Managers of Mongolian state-owned companies have likely been especially alert at meetings with certain bankers recently. That’s because the son of Mongolian Prime Minister Sukhbaatar Batbold has been out pitching on behalf of his employer, Morgan Stanley.

Battushig Batbold, who’s in his early 20s, is a metals-and-mining investment analyst at Morgan Stanley, just right for work in resource-rich Mongolia.

Mr. Batbold, based in London, has been spotted going to meetings in Mongolia, so it seems Morgan Stanley is putting its prestigious hire in front of clients quickly, a rare opportunity for an entry-level banker. Mr. Batbold joined the U.S. firm in November 2009 according to his online LinkedIn profile.

The hurry might have something to do with the sale of half the shares in the state-owned holding company for the world’s second-largest coal deposit, Erdenes-Tavan Tolgoi Co. The Tavan Tolgoi deposit is located in the South Gobi desert, near China’s northern border.

Bankers are pitching for a mandate to carry out the share sale this week and early next week, said one person familiar with the matter.
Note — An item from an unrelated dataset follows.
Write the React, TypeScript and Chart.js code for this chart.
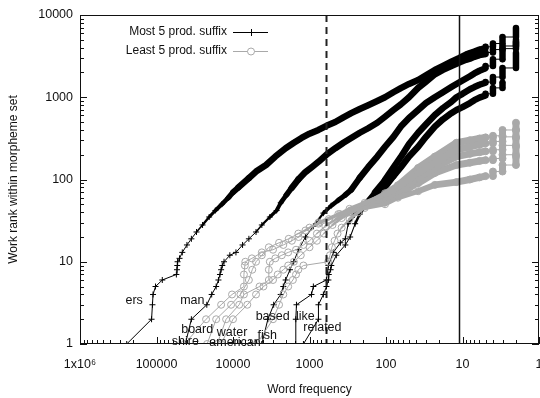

Mongolian resource companies have already been raising money abroad. Coking-coal producer Mongolia Mining Corp., the first Mongolia-based company to go public in Hong Kong, in October raised HK$5.8 billion (US$745.3 million) in an offering managed by Citigroup Inc. and J.P. Morgan Chase & Co. SouthGobi Energy Resources Ltd., which mines coal in Mongolia but is headquartered in Canada, raised US$442 million in a Hong Kong IPO in January 2010. Citigroup and Macquarie Securities Ltd. handled that deal.
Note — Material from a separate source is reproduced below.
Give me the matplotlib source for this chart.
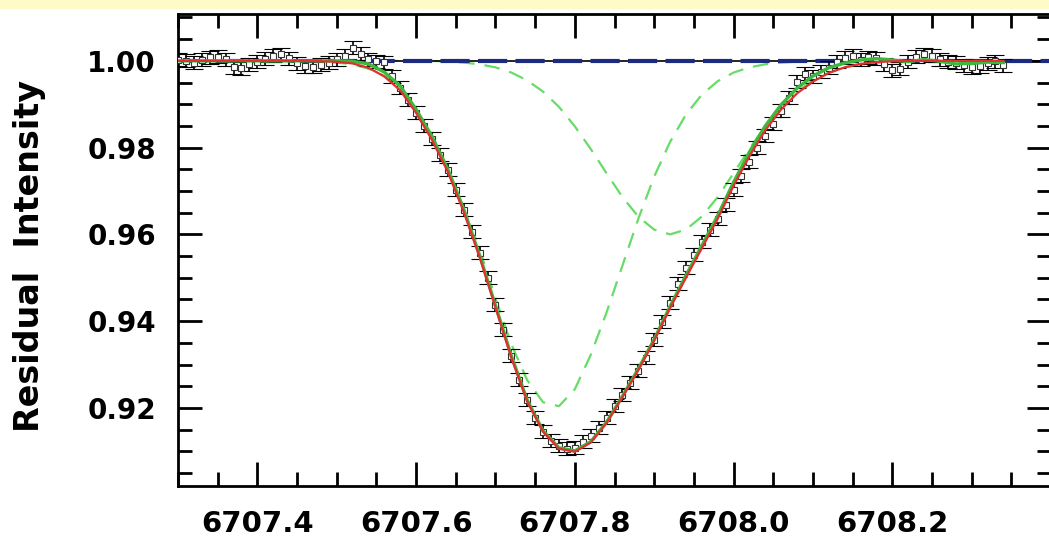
import matplotlib
matplotlib.use('Agg')
import matplotlib.pyplot as plt
from matplotlib.patches import Rectangle
from matplotlib.ticker import MultipleLocator, FixedLocator, FormatStrFormatter

plt.rcParams['font.family'] = 'DejaVu Sans'
plt.rcParams['font.weight'] = 'bold'

# observed spectrum around the Li I 6708 line
wave = [
    6707.30, 6707.31, 6707.32, 6707.33, 6707.34, 6707.35, 6707.36, 6707.37, 6707.38, 6707.39,
    6707.40, 6707.41, 6707.42, 6707.43, 6707.44, 6707.45, 6707.46, 6707.47, 6707.48, 6707.49,
    6707.50, 6707.51, 6707.52, 6707.53, 6707.54, 6707.55, 6707.56, 6707.57, 6707.58, 6707.59,
    6707.60, 6707.61, 6707.62, 6707.63, 6707.64, 6707.65, 6707.66, 6707.67, 6707.68, 6707.69,
    6707.70, 6707.71, 6707.72, 6707.73, 6707.74, 6707.75, 6707.76, 6707.77, 6707.78, 6707.79,
    6707.80, 6707.81, 6707.82, 6707.83, 6707.84, 6707.85, 6707.86, 6707.87, 6707.88, 6707.89,
    6707.90, 6707.91, 6707.92, 6707.93, 6707.94, 6707.95, 6707.96, 6707.97, 6707.98, 6707.99,
    6708.00, 6708.01, 6708.02, 6708.03, 6708.04, 6708.05, 6708.06, 6708.07, 6708.08, 6708.09,
    6708.10, 6708.11, 6708.12, 6708.13, 6708.14, 6708.15, 6708.16, 6708.17, 6708.18, 6708.19,
    6708.20, 6708.21, 6708.22, 6708.23, 6708.24, 6708.25, 6708.26, 6708.27, 6708.28, 6708.29,
    6708.30, 6708.31, 6708.32, 6708.33, 6708.34,
]
flux = [
    1.0002, 1.0000, 0.9996, 1.0003, 1.0008, 1.0010, 1.0004, 0.9985, 0.9983, 0.9992,
    0.9998, 1.0005, 1.0012, 1.0015, 1.0006, 0.9995, 0.9988, 0.9986, 0.9991, 0.9996,
    1.0004, 1.0012, 1.0030, 1.0016, 1.0004, 0.9999, 0.9997, 0.9965, 0.9938, 0.9910,
    0.9880, 0.9850, 0.9820, 0.9783, 0.9749, 0.9703, 0.9657, 0.9606, 0.9558, 0.9500,
    0.9438, 0.9380, 0.9320, 0.9265, 0.9219, 0.9177, 0.9145, 0.9124, 0.9113, 0.9106,
    0.9108, 0.9122, 0.9136, 0.9154, 0.9177, 0.9205, 0.9230, 0.9258, 0.9286, 0.9316,
    0.9357, 0.9399, 0.9442, 0.9486, 0.9523, 0.9553, 0.9583, 0.9611, 0.9636, 0.9668,
    0.9703, 0.9735, 0.9767, 0.9800, 0.9827, 0.9855, 0.9885, 0.9915, 0.9952, 0.9970,
    0.9965, 0.9975, 0.9984, 0.9998, 1.0007, 1.0012, 1.0002, 1.0008, 1.0006, 0.9992,
    0.9978, 0.9982, 0.9998, 1.0010, 1.0015, 1.0012, 1.0004, 0.9998, 0.9996, 0.9990,
    0.9985, 0.9987, 0.9995, 0.9999, 0.9990,
]
flux_err = 0.0015

# model curves on a coarser grid
model_wave = [
    6707.30, 6707.32, 6707.34, 6707.36, 6707.38, 6707.40, 6707.42, 6707.44, 6707.46, 6707.48,
    6707.50, 6707.52, 6707.54, 6707.56, 6707.58, 6707.60, 6707.62, 6707.64, 6707.66, 6707.68,
    6707.70, 6707.72, 6707.74, 6707.76, 6707.78, 6707.80, 6707.82, 6707.84, 6707.86, 6707.88,
    6707.90, 6707.92, 6707.94, 6707.96, 6707.98, 6708.00, 6708.02, 6708.04, 6708.06, 6708.08,
    6708.10, 6708.12, 6708.14, 6708.16, 6708.18, 6708.20, 6708.22, 6708.24, 6708.26, 6708.28,
    6708.30, 6708.32, 6708.34,
]
fit_total = [
    1.0000, 1.0000, 1.0000, 1.0000, 1.0000, 1.0000, 1.0000, 1.0000, 1.0000, 0.9999,
    0.9998, 0.9994, 0.9984, 0.9964, 0.9932, 0.9880, 0.9818, 0.9744, 0.9652, 0.9548,
    0.9432, 0.9316, 0.9215, 0.9145, 0.9106, 0.9099, 0.9120, 0.9165, 0.9225, 0.9287,
    0.9355, 0.9430, 0.9500, 0.9568, 0.9636, 0.9712, 0.9780, 0.9840, 0.9888, 0.9925,
    0.9952, 0.9972, 0.9985, 0.9993, 0.9997, 0.9999, 1.0000, 1.0000, 1.0000, 1.0000,
    1.0000, 1.0000, 1.0000,
]
fit_smooth = [
    1.0000, 1.0000, 1.0000, 1.0000, 1.0000, 1.0000, 1.0000, 1.0000, 1.0000, 1.0000,
    1.0000, 0.9999, 0.9993, 0.9974, 0.9942, 0.9888, 0.9826, 0.9750, 0.9658, 0.9552,
    0.9436, 0.9320, 0.9218, 0.9147, 0.9108, 0.9101, 0.9122, 0.9167, 0.9227, 0.9290,
    0.9358, 0.9434, 0.9505, 0.9574, 0.9643, 0.9720, 0.9790, 0.9850, 0.9899, 0.9937,
    0.9965, 0.9984, 0.9995, 1.0002, 1.0005, 1.0002, 0.9998, 1.0003, 0.9999, 0.9993,
    0.9994, 0.9997, 0.9996,
]
comp_li7 = [
    1.0000, 1.0000, 1.0000, 1.0000, 1.0000, 1.0000, 1.0000, 1.0000, 1.0000, 0.9998,
    0.9996, 0.9992, 0.9982, 0.9965, 0.9938, 0.9880, 0.9821, 0.9751, 0.9661, 0.9566,
    0.9453, 0.9347, 0.9264, 0.9213, 0.9204, 0.9243, 0.9322, 0.9420, 0.9528, 0.9636,
    0.9733, 0.9813, 0.9876, 0.9922, 0.9953, 0.9973, 0.9985, 0.9992, 0.9996, 0.9998,
    1.0000, 1.0000, 1.0000, 1.0000, 1.0000, 1.0000, 1.0000, 1.0000, 1.0000, 1.0000,
    1.0000, 1.0000, 1.0000,
]
comp_li6 = [
    1.0000, 1.0000, 1.0000, 1.0000, 1.0000, 1.0000, 1.0000, 1.0000, 1.0000, 1.0000,
    1.0000, 1.0000, 1.0000, 1.0000, 1.0000, 1.0000, 1.0000, 0.9998, 0.9996, 0.9992,
    0.9985, 0.9973, 0.9955, 0.9929, 0.9894, 0.9849, 0.9797, 0.9741, 0.9686, 0.9641,
    0.9611, 0.9600, 0.9611, 0.9641, 0.9686, 0.9741, 0.9797, 0.9849, 0.9894, 0.9929,
    0.9955, 0.9973, 0.9985, 0.9992, 0.9996, 0.9998, 1.0000, 1.0000, 1.0000, 1.0000,
    1.0000, 1.0000, 1.0000,
]
continuum = 1.0

xtick_vals = [6707.4, 6707.6, 6707.8, 6708.0, 6708.2]

fig = plt.figure(figsize=(10.49, 5.38), dpi=100)
fig.add_artist(Rectangle((0, 1 - 9 / 538), 1, 9 / 538, transform=fig.transFigure,
                         facecolor='#fffbc8', edgecolor='none'))

ax = fig.add_axes([178 / 1049, 52 / 538, 873 / 1049, 472 / 538])

ax.plot(model_wave, comp_li7, color='#66dd66', lw=1.6, dashes=(7, 4.5), zorder=1.5)
ax.plot(model_wave, comp_li6, color='#66dd66', lw=1.6, dashes=(7, 4.5), zorder=1.5)
ax.axhline(continuum, color='black', lw=1.2, zorder=2)
ax.axhline(continuum, color='#1c2a80', lw=3, dashes=(7, 2), zorder=2.1)

ax.errorbar(wave, flux, yerr=flux_err, fmt='s', ms=4, mfc='white', mec='#333333', mew=0.8,
            ecolor='black', elinewidth=1.2, capsize=6.5, capthick=1.3, zorder=3)

ax.plot(model_wave, fit_smooth, color='#3cb83c', lw=2.4, zorder=3.5)
ax.plot(model_wave, fit_total, color='#e03030', lw=1.6, zorder=4)

ax.set_xlim(6707.30, 6708.40)
ax.set_ylim(0.9020, 1.0108)

ax.xaxis.set_major_locator(FixedLocator(xtick_vals))
ax.xaxis.set_minor_locator(MultipleLocator(0.05))
ax.xaxis.set_major_formatter(FormatStrFormatter('%.1f'))
ax.yaxis.set_major_locator(MultipleLocator(0.02))
ax.yaxis.set_minor_locator(MultipleLocator(0.005))
ax.yaxis.set_major_formatter(FormatStrFormatter('%.2f'))

ax.tick_params(which='both', direction='in', top=True, right=True, width=2)
ax.tick_params(which='major', length=17)
ax.tick_params(which='minor', length=10)
ax.tick_params(axis='x', labelsize=21, pad=17)
ax.tick_params(axis='y', labelsize=20, pad=16)
for spine in ax.spines.values():
    spine.set_linewidth(2)

fig.text(30 / 1049, 1 - 256 / 538, 'Residual  Intensity', rotation=90,
         ha='center', va='center', fontsize=24, fontweight='bold')

fig.savefig('out.png', dpi=100)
Mr. Batbold’s dad, the prime minister, is viewed as more business-friendly than his predecessors. He used to run a trading company, Altai Trading Co., which had among its interests a gold-mining joint venture. He has five children with his second wife.

In hiring the younger Mr. Batbold, Morgan Stanley may be trying to replicate the pattern in China where the children of China’s top government officials have long been known for their prowess in winning business for investment banks or deals for funds. These children of privilege—called “princelings” on the mainland—include Jeffrey Li, the son of former Politburo standing committee member Li Ruihuan, who left pharmaceutical company Novartis AG after five years as its China chief to set up a private-equity fund called the GL China Opportunities Fund.

Many princelings are educated in the West, like Mr. Batbold, and bring back ideas that can influence policy.

One example is Chinese investment bank China International Capital Corp. Chief Executive Levin Zhu. Mr. Zhu helped bring back ideas from his work at Credit Suisse in the U.S. to influence the thinking of his father, Premier Zhu Rongji, in the restructuring of Chinese state-owned companies in the late 1990s. The power wielded by the children of the Chinese elite has come in for heavy public criticism in China of late.

Speaking at a One Young World summit last year, a get-together for influential people age 25 and under, Mr. Batbold noted that Mongolia has among the world’s largest undeveloped deposits of gold, copper and coal but many of its 2.7 million population still live in poverty.